Zeyneddin Geleri was identified as a high-ranking member of the PKK, and a member of a Romania-based drug trafficking organisation utilising import and export companies for illicit activities across Europe. Geleri is also suspected of complicity with Akbulut, a PKK member, and was the target of a March 2008 seizure of 199kg of heroin worth approximately 6.7m euros by the Moldovan police. Boztepe works for the PKK and is currently a fugitive from Moldovan authorities after being sentenced to 12 years in prison for narcotics trafficking activities, according to US authorities.
According to Turkish National Police records, about 900 people, most with connections to the PKK, have been arrested for drug trafficking since 1984.
Most recently, in Diyarbakir 1,180kg of hashish worth over 1.1m euros was seized during the largest operation into the PKK's drug business.
"The PKK takes part in every stage of [drug trafficking]; from production to transportation, and from marketing to street level sales," Oguzhan Omer Demir, a drug trafficking investigator at the International Centre for Terrorism and Transnational Crime (UTSAM) at the Turkish Police Academy, told SES Türkiye.
In fact, he says, the PKK can organise wholesale or retail sales because its structure is highly suitable and flexible to adapt to differing situations.
"[The PKK] also receives tax from other drug sellers," adds Suleyman Ozeren, director of UTSAM. "They buy their weapons and materials with drug money."
Although the PKK is recognised as a terrorist organization by the EU and the US, Demir says Turkey expects more. "The recent court case about ROJ TV, the PKK's satellite TV station broadcasting in Denmark, showed that some EU countries do not demonstrate honest and effective support to Turkey in her fight against terrorism," he adds.
But some, such as Wladimir van Wilgenburg, a writer for the Kurdish newspaper Rudaw and Jamestown Foundation analyst on PKK issues, are wary of taking the Turkish government's statements at face value. "There is a clear propaganda war between the rebels and Turkish state to dehumanize each other," he says.
"A lot of heroin and drugs come through Turkey via the Balkan route from Afghanistan to Europe. Mafia groups always played a major role in Turkey. But there have always been rumours, claims and accusations that both elements within the PKK and the state are involved in the drug trade," he told SES Türkiye. The Susurluk scandal in 1996 exposed links between the mafia and government officials, he says.

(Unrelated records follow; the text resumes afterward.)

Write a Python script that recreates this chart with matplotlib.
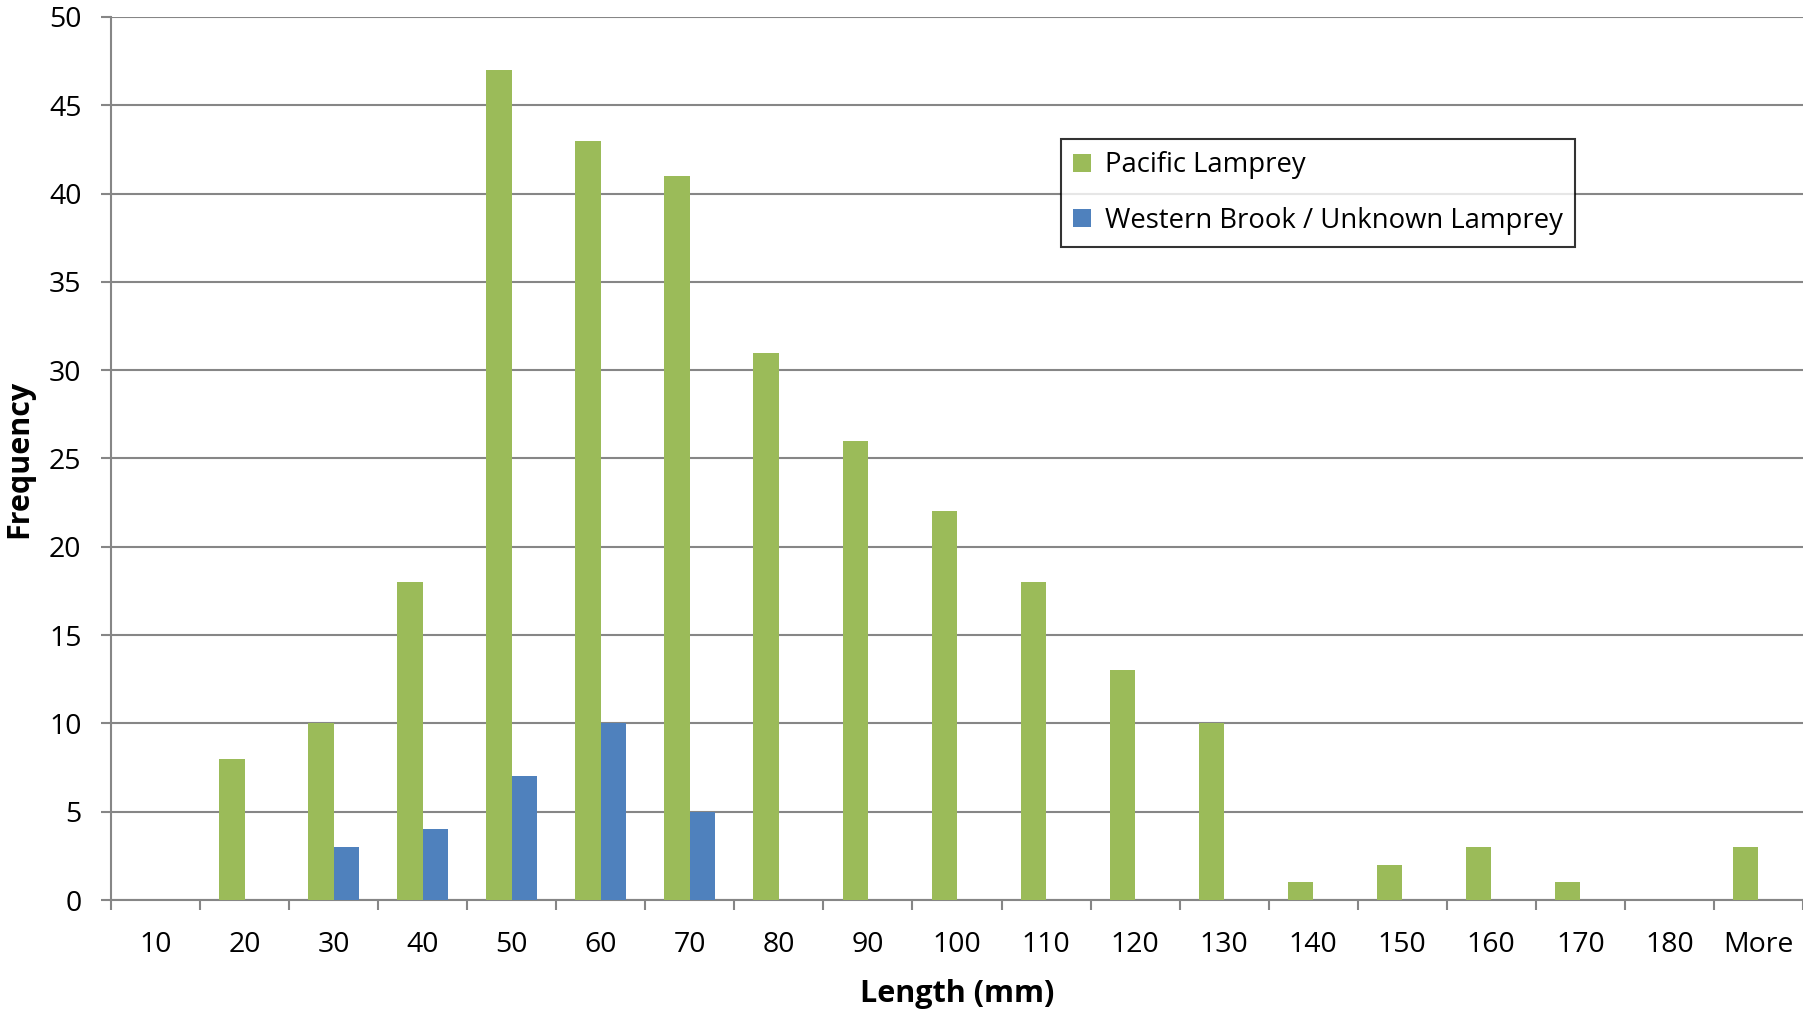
import numpy as np
import matplotlib
matplotlib.use('Agg')
import matplotlib.pyplot as plt

categories = ['10', '20', '30', '40', '50', '60', '70', '80', '90', '100',
              '110', '120', '130', '140', '150', '160', '170', '180', 'More']
pacific = [0, 8, 10, 18, 47, 43, 41, 31, 26, 22, 18, 13, 10, 1, 2, 3, 1, 0, 3]
western = [0, 0, 3, 4, 7, 10, 5, 0, 0, 0, 0, 0, 0, 0, 0, 0, 0, 0, 0]

plt.rcParams['font.family'] = ['Open Sans', 'DejaVu Sans']

W, H = 1803, 1013
fig = plt.figure(figsize=(W / 100, H / 100), dpi=100)
ax = fig.add_axes([111 / W, (H - 900) / H, (W - 111) / W, (900 - 17) / H])

grid_col = '#868686'
x = np.arange(len(categories))
bw = 1 / 3.5
ax.bar(x - bw / 2, pacific, bw, color='#9BBB59', label='Pacific Lamprey', zorder=3)
ax.bar(x + bw / 2, western, bw, color='#4F81BD', label='Western Brook / Unknown Lamprey', zorder=3)

ax.set_xlim(-0.5, len(categories) - 0.5)
ax.set_ylim(0, 50)
ax.set_yticks(range(0, 51, 5))
ax.yaxis.grid(True, color=grid_col, linewidth=1.5, zorder=0)
ax.tick_params(axis='y', length=7.2, width=1.5, color=grid_col, labelsize=20.5, pad=14)

# tick marks between categories, labels centred under each group
ax.set_xticks(np.arange(len(categories) + 1) - 0.5)
ax.set_xticklabels([])
ax.set_xticks(x, minor=True)
ax.set_xticklabels(categories, minor=True)
ax.tick_params(axis='x', which='major', length=7.2, width=1.5, color=grid_col)
ax.tick_params(axis='x', which='minor', length=0, labelsize=20.5, pad=22)

for s in ['top', 'right']:
    ax.spines[s].set_visible(False)
for s in ['left', 'bottom']:
    ax.spines[s].set_color(grid_col)
    ax.spines[s].set_linewidth(1.5)

ax.set_xlabel('Length (mm)', fontsize=22, fontweight='bold', labelpad=14.5)
ax.set_ylabel('Frequency', fontsize=22, fontweight='bold', labelpad=10.5)

leg = ax.legend(loc='upper left', bbox_to_anchor=((1061 - 111) / (W - 111), 1 - (139 - 17) / (900 - 17)),
                fontsize=19.8, frameon=True, fancybox=False, edgecolor='black',
                handlelength=0.65, handleheight=0.65, handletextpad=0.5,
                labelspacing=1.0, borderpad=0.45, borderaxespad=0)
leg.get_frame().set_linewidth(1.5)

fig.savefig('out.png', dpi=100)
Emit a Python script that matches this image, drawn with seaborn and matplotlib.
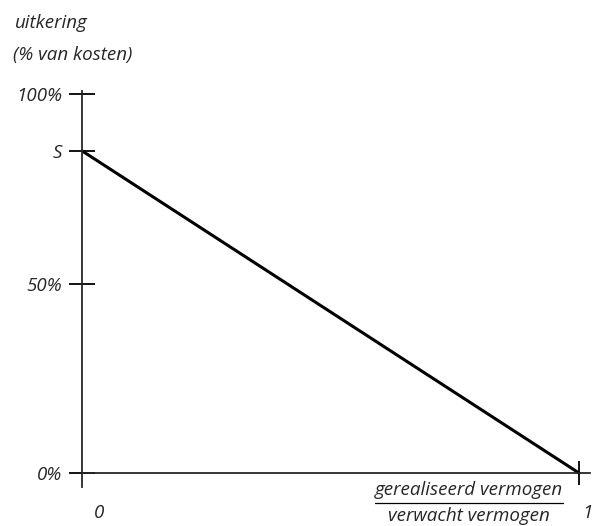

Wilgenburg says Turkey will be pleased with the US Treasury action, "since it makes Ankara's efforts more successful to try to depict the PKK as a criminal organisation in the West, instead of a political organisation only."
Meanwhile, Sirri Sakik, MP from the pro-Kurdish Peace and Democracy Party (BDP), accuses the government of "politicising the peaceful freedom fight of the Kurdish people".
"They want to pressure and persecute our community everywhere… Western Europe is an important land for Kurdish dissidents who couldn't continue their struggle in the country and don't have any connections, not only to drugs, but business overall," he told SES Türkiye. Drug traffickers have "nothing in common with the Kurdish freedom fighters", he adds.
AKP's Poyraz emphasizes that the Turkish government has no problem with its Kurdish population and calls on BDP politicians to "Stop advocating for the PKK terrorists."